前半はスピーディでテンポが良く、学者と弁護士が意見をぶつけあう会話の応酬が濃厚でワクワクしていたんだが後半は型にハマった展開に若干拍子抜け。
裁判そのものの扱いがチームの交流のためのアクションになっており、反ユダヤ主義とホロコースト否定論者の論述とプロパガンダがその肉付けといった具合に収まっている。

アウシュヴィッツへ実際に訪れたシークエンスはめちゃくちゃ良かった。トム・ウィルキンソンが「これが俺のやり方だ」と現場へ足を踏み入れる必要性と観客が本物の映像を見ることがリンクしていて上手い。ウィルキンソンの物静かな闘志が胸をすくようなカッコよさ。
観客にはウィルキンソンの意図が映像で提示されるし弁護団の熱心な姿勢が描かれるので、後々「誤解していた」と和解する流れを見せるためとは言え突然激高したり頑なに自分の意思を貫こうとするレイチェル・ワイズの言動に違和感を感じてしまう。
徹頭徹尾ウィルキンソンを筆頭とした弁護団が魅力的に描かれているのに対し、ワイズ演じる主人公が書いた著作が原作なのに最初から最後まで全く主人公に共感ができないところが謎。激情家に見せるためなのか学者のわりに知性が感じられなかったり、なんで主人公は理解できないの!?と思ってしまうようなシーンがあったり、演出意図がわけわからん。様々なシーンが裁判期間中の表向きの態度に対する言い訳めいた印象を受けるし、どこまで原作通りなのかはわからないけどテーマそのものが表面的にしか見えないせいか何をもってこの映画を作ったのかがイマイチ見えづらい。実話にしてはフィクション感の強い演出がそうさせているのだろうか。勘ぐり過ぎて短絡的なアメリカ人に対してイギリス人は思慮深いのよオホホ映画に見えてしまう。違うだろうけど。
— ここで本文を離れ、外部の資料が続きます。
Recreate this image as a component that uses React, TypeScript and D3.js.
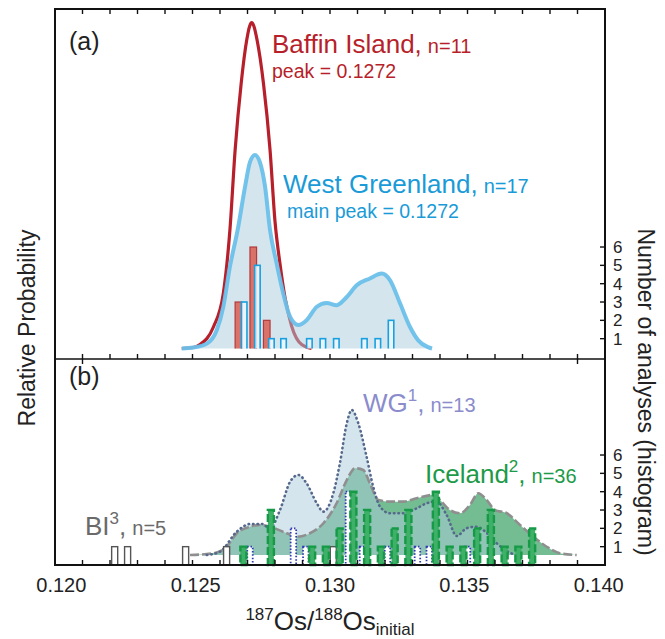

アンドリュー・スコットがスーパーカッコよかった。自分で説明せず部下に説明させ横で「そうだ」「その通り」「続けて」って合いの手入れてるシーンがむちゃくちゃ最高。目を合わせず節目がちに話す仕草がめちゃセクシー。
生存者を証言台に立たせたい主人公に対して頑なに反対するところで冷静に説得しているのに何度も請われて感情が抑えきれなくなる一連の流れも素晴らしい。メガネ✕スーツ最高。スコットの登場シーンだけ何度も見たいから録画削除できませんな。